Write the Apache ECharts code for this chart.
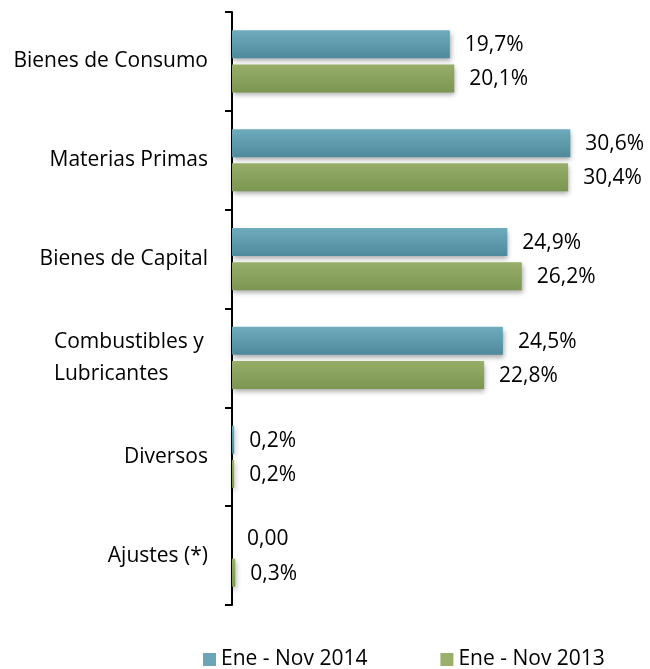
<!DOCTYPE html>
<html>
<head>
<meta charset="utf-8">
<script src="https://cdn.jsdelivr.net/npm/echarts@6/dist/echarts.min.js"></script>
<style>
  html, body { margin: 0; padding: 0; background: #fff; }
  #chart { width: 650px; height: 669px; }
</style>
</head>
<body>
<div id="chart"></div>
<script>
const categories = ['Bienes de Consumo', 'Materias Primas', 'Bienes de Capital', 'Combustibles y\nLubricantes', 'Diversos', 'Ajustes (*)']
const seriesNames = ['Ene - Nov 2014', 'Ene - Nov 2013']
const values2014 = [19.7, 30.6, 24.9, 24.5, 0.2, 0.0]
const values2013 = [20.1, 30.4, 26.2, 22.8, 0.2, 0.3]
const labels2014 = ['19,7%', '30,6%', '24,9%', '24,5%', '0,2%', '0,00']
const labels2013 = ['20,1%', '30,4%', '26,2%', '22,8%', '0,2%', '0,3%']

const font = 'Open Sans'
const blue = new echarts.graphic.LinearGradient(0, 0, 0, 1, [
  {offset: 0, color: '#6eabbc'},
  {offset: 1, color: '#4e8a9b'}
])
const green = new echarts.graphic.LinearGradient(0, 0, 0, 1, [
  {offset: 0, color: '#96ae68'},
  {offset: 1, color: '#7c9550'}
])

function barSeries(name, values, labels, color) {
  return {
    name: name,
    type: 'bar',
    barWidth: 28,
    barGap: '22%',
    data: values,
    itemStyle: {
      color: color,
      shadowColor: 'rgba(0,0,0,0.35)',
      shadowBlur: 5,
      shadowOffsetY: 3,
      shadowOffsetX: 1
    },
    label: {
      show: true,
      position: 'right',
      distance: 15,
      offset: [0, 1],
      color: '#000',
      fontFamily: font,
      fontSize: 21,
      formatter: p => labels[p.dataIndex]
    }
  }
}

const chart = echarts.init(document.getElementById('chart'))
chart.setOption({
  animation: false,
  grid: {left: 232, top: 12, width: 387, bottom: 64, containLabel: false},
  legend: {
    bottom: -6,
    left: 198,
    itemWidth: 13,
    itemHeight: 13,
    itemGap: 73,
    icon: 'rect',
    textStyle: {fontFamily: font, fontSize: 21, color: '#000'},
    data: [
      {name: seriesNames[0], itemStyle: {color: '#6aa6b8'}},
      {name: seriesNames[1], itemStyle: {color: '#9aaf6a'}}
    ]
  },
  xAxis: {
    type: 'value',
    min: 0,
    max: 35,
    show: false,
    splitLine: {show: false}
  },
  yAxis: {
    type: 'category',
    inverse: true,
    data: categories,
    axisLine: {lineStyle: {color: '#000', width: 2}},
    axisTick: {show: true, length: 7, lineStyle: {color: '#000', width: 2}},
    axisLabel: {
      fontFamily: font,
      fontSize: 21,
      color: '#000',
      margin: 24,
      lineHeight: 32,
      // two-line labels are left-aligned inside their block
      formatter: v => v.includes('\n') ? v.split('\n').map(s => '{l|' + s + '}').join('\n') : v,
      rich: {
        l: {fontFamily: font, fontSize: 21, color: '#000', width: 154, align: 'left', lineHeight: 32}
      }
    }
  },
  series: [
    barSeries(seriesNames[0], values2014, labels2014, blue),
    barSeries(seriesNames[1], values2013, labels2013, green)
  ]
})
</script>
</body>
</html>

::::::

Task description: Take the data above and repeat it exactly, leaving each picture out.

Exercise result:
Write the Apache ECharts code for this chart.
<!DOCTYPE html>
<html>
<head>
<meta charset="utf-8">
<script src="https://cdn.jsdelivr.net/npm/echarts@6/dist/echarts.min.js"></script>
<style>
  html, body { margin: 0; padding: 0; background: #fff; }
  #chart { width: 650px; height: 669px; }
</style>
</head>
<body>
<div id="chart"></div>
<script>
const categories = ['Bienes de Consumo', 'Materias Primas', 'Bienes de Capital', 'Combustibles y\nLubricantes', 'Diversos', 'Ajustes (*)']
const seriesNames = ['Ene - Nov 2014', 'Ene - Nov 2013']
const values2014 = [19.7, 30.6, 24.9, 24.5, 0.2, 0.0]
const values2013 = [20.1, 30.4, 26.2, 22.8, 0.2, 0.3]
const labels2014 = ['19,7%', '30,6%', '24,9%', '24,5%', '0,2%', '0,00']
const labels2013 = ['20,1%', '30,4%', '26,2%', '22,8%', '0,2%', '0,3%']

const font = 'Open Sans'
const blue = new echarts.graphic.LinearGradient(0, 0, 0, 1, [
  {offset: 0, color: '#6eabbc'},
  {offset: 1, color: '#4e8a9b'}
])
const green = new echarts.graphic.LinearGradient(0, 0, 0, 1, [
  {offset: 0, color: '#96ae68'},
  {offset: 1, color: '#7c9550'}
])

function barSeries(name, values, labels, color) {
  return {
    name: name,
    type: 'bar',
    barWidth: 28,
    barGap: '22%',
    data: values,
    itemStyle: {
      color: color,
      shadowColor: 'rgba(0,0,0,0.35)',
      shadowBlur: 5,
      shadowOffsetY: 3,
      shadowOffsetX: 1
    },
    label: {
      show: true,
      position: 'right',
      distance: 15,
      offset: [0, 1],
      color: '#000',
      fontFamily: font,
      fontSize: 21,
      formatter: p => labels[p.dataIndex]
    }
  }
}

const chart = echarts.init(document.getElementById('chart'))
chart.setOption({
  animation: false,
  grid: {left: 232, top: 12, width: 387, bottom: 64, containLabel: false},
  legend: {
    bottom: -6,
    left: 198,
    itemWidth: 13,
    itemHeight: 13,
    itemGap: 73,
    icon: 'rect',
    textStyle: {fontFamily: font, fontSize: 21, color: '#000'},
    data: [
      {name: seriesNames[0], itemStyle: {color: '#6aa6b8'}},
      {name: seriesNames[1], itemStyle: {color: '#9aaf6a'}}
    ]
  },
  xAxis: {
    type: 'value',
    min: 0,
    max: 35,
    show: false,
    splitLine: {show: false}
  },
  yAxis: {
    type: 'category',
    inverse: true,
    data: categories,
    axisLine: {lineStyle: {color: '#000', width: 2}},
    axisTick: {show: true, length: 7, lineStyle: {color: '#000', width: 2}},
    axisLabel: {
      fontFamily: font,
      fontSize: 21,
      color: '#000',
      margin: 24,
      lineHeight: 32,
      // two-line labels are left-aligned inside their block
      formatter: v => v.includes('\n') ? v.split('\n').map(s => '{l|' + s + '}').join('\n') : v,
      rich: {
        l: {fontFamily: font, fontSize: 21, color: '#000', width: 154, align: 'left', lineHeight: 32}
      }
    }
  },
  series: [
    barSeries(seriesNames[0], values2014, labels2014, blue),
    barSeries(seriesNames[1], values2013, labels2013, green)
  ]
})
</script>
</body>
</html>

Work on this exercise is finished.